= Natural proof =

Provides lower bounds on the circuit complexity of boolean functions

In computational complexity theory, a natural proof is a certain kind of proof establishing that one complexity class differs from another one. While these proofs are in some sense "natural", it can be shown (assuming a widely believed conjecture on the existence of pseudorandom functions) that no such proof can possibly be used to solve the P vs. NP problem.

==Overview==
The notion of natural proofs was introduced by Alexander Razborov and Steven Rudich in their article "Natural Proofs", first presented in 1994, and later published in 1997, for which they received the 2007 Gödel Prize.

Specifically, natural proofs prove lower bounds on the circuit complexity of boolean functions.
A natural proof shows, either directly or indirectly, that a boolean function has a certain natural combinatorial property. Under the assumption that pseudorandom functions exist with "exponential hardness" as specified in their main theorem, Razborov and Rudich show that these proofs cannot separate certain complexity classes. Notably, assuming pseudorandom functions exist, these proofs cannot separate the complexity classes P and NP.

For example, their article states:
[...] consider a commonly envisioned proof strategy for proving P ≠ NP:
- Formulate some mathematical notion of "discrepancy" or "scatter" or "variation" of the values of a Boolean function, or of an associated polytope or other structure. [...]
- Show by an inductive argument that polynomial-sized circuits can only compute functions of "low" discrepancy. [...]
- Then show that SAT, or some other function in NP, has "high" discrepancy.
Our main theorem in Section 4 gives evidence that no proof strategy along these lines can ever succeed.

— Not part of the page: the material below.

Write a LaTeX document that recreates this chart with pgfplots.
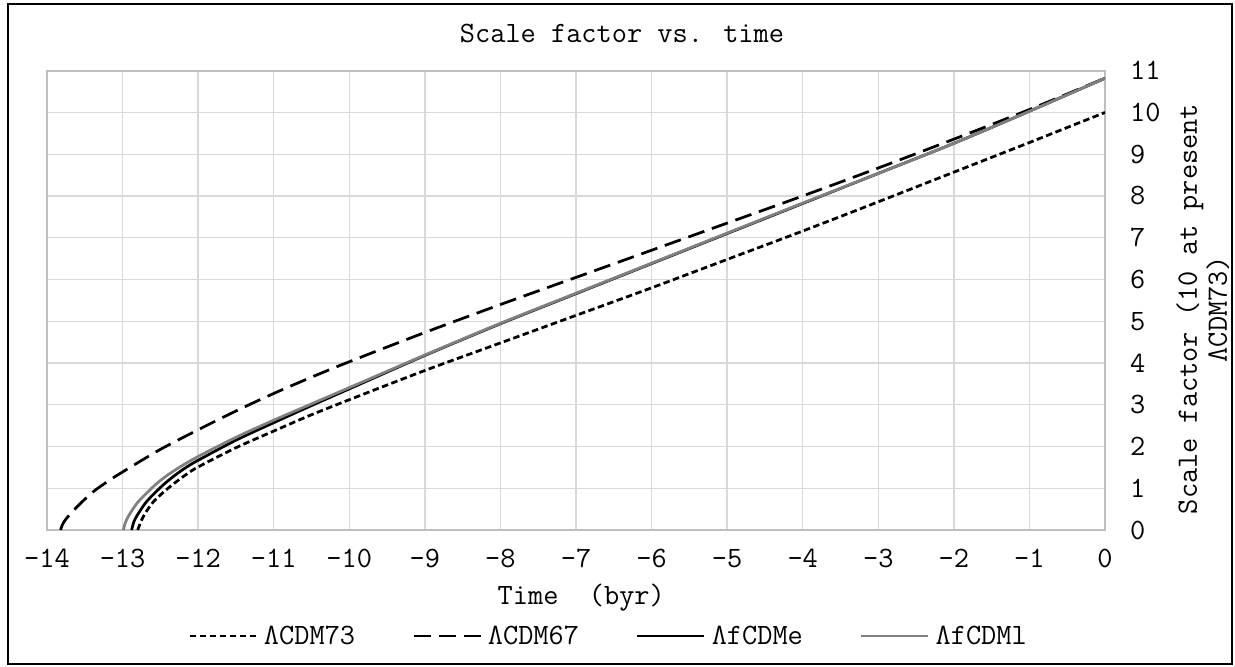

A property of boolean functions is defined to be natural if it contains a property meeting the constructivity and largeness conditions defined by Razborov and Rudich. Roughly speaking, the constructivity condition requires that a property be decidable in (quasi-)polynomial time when the 2^{n}-sized truth table of an n-input boolean function is given as input, asymptotically as n increases. This is the same as time singly exponential in n. Properties that are easy to understand are likely to satisfy this condition. The largeness condition requires that the property hold for a sufficiently large fraction of the set of all boolean functions.

A property is useful against a complexity class C if every sequence of boolean functions having the property infinitely often defines a language outside of C. A natural proof is a proof that establishes that a certain language lies outside of C and refers to a natural property that is useful against C.

Razborov and Rudich give a number of examples of lower-bound proofs against classes C smaller than P/poly that can be "naturalized", i.e. converted into natural proofs. An important example treats proofs that the parity problem is not in the class AC^{0}. They give strong evidence that the techniques used in these proofs cannot be extended to show stronger lower bounds. In particular, AC^{0}-natural proofs cannot be useful against AC^{0}[m].

Razborov and Rudich also reproduce Avi Wigderson's unconditional proof that natural proofs cannot prove exponential lower bounds for the discrete logarithm problem.

There is strong current belief that the mechanism of this paper actually blocks lower-bound proofs against the complexity class TC^{0} of constant-depth, polynomial-sized threshold circuits, which is believed but not proven smaller than P/poly. This belief is because, under widely believed conjectures regarding the hardness of factoring in certain elliptic curve groups, there exist exponentially hard pseudorandom functions computable in TC^{0}. However, some researchers believe that the Razborov–Rudich limitations are actually good guidance for what a "super-natural" lower-bound proof might involve, such as properties hard or complete for exponential space.